Exercise details: Leaving out every picture, retype the lines below from the top through the one that contains "import * as".

Information supplied:
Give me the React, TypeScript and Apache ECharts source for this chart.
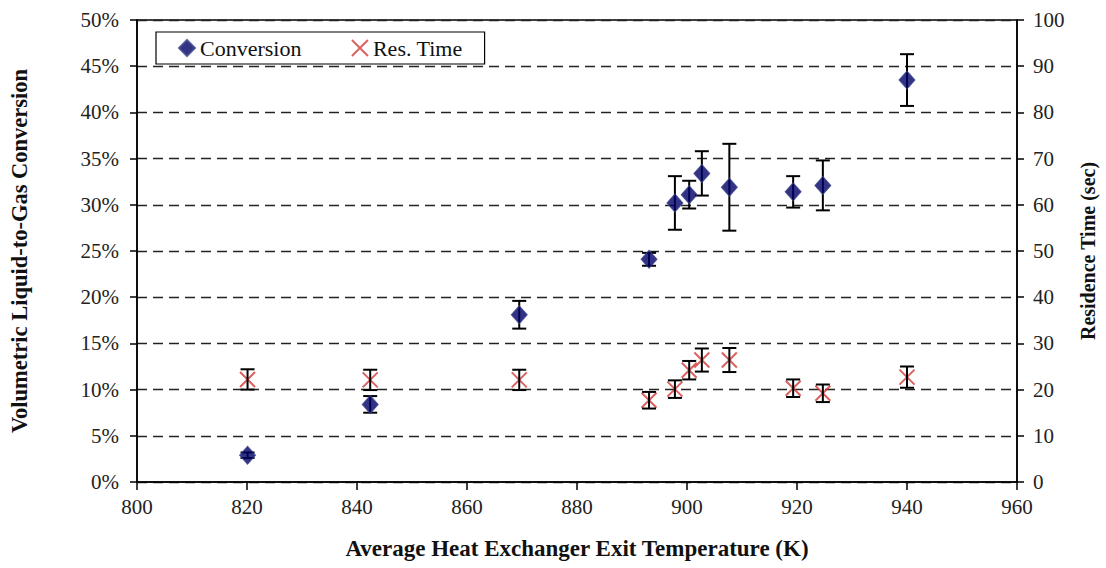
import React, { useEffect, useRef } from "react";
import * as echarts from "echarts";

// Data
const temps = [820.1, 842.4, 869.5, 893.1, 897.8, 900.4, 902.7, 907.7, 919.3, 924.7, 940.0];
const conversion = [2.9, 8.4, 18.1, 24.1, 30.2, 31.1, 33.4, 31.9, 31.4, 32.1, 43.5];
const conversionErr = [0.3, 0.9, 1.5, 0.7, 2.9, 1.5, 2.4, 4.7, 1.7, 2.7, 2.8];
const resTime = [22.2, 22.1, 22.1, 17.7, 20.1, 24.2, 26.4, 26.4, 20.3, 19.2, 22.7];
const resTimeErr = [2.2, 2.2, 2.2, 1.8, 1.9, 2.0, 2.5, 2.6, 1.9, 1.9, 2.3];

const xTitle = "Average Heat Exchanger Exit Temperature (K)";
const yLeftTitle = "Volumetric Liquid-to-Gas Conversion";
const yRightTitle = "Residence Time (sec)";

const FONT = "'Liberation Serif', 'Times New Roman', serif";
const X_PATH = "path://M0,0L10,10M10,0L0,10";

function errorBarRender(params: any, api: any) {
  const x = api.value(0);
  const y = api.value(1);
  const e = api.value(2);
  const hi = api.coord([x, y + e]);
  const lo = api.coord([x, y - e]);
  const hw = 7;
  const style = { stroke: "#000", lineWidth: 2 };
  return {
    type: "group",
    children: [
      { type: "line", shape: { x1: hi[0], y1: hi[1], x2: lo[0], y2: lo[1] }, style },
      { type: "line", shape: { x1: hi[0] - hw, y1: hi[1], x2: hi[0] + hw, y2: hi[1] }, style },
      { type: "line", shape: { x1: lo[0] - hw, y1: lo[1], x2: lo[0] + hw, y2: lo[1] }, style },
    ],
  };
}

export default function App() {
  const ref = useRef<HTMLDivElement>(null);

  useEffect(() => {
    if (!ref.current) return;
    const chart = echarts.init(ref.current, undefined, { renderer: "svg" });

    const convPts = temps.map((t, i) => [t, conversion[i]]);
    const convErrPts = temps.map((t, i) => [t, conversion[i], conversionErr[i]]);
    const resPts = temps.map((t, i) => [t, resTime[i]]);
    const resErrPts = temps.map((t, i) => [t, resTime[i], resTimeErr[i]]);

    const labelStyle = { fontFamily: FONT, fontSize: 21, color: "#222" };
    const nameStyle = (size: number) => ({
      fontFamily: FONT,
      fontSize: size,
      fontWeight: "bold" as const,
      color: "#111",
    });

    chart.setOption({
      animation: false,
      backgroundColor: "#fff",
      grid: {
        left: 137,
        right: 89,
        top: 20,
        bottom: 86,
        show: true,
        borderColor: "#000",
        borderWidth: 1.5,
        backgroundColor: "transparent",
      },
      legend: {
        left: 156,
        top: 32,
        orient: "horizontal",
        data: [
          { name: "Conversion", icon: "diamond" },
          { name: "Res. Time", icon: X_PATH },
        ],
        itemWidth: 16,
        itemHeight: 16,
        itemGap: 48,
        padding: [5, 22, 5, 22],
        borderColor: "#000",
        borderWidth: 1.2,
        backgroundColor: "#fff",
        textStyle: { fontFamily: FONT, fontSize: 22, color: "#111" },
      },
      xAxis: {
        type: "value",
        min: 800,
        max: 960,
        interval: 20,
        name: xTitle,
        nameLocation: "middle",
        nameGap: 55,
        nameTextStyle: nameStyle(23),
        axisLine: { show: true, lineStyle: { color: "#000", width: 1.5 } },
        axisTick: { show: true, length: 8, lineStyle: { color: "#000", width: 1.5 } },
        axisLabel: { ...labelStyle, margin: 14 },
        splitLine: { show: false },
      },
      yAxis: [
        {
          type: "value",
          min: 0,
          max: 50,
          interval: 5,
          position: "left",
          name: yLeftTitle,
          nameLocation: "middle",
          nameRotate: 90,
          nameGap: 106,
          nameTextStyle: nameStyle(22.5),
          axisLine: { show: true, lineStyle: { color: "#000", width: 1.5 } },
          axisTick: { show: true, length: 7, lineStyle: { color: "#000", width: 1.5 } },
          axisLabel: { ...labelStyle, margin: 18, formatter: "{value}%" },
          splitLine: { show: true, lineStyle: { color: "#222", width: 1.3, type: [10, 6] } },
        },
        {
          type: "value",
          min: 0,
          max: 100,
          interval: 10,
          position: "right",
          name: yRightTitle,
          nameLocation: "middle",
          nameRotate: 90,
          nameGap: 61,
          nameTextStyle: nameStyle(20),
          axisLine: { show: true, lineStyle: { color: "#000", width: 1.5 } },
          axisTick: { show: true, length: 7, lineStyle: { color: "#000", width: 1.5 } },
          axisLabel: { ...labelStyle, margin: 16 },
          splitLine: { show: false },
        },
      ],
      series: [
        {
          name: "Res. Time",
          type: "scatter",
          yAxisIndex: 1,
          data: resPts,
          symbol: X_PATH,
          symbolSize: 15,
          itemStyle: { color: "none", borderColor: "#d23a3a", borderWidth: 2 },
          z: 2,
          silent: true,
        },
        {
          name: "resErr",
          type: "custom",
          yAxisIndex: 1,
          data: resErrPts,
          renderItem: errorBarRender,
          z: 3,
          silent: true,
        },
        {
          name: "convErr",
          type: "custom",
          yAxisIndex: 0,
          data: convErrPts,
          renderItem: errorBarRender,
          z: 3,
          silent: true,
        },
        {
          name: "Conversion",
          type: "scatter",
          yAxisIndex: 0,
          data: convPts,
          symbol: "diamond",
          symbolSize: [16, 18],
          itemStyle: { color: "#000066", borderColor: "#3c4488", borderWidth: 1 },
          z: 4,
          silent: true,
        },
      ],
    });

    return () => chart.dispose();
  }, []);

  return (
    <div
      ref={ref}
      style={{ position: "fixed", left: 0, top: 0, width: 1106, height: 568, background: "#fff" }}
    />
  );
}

Result of this task:
Give me the React, TypeScript and Apache ECharts source for this chart.
import React, { useEffect, useRef } from "react";
import * as echarts from "echarts";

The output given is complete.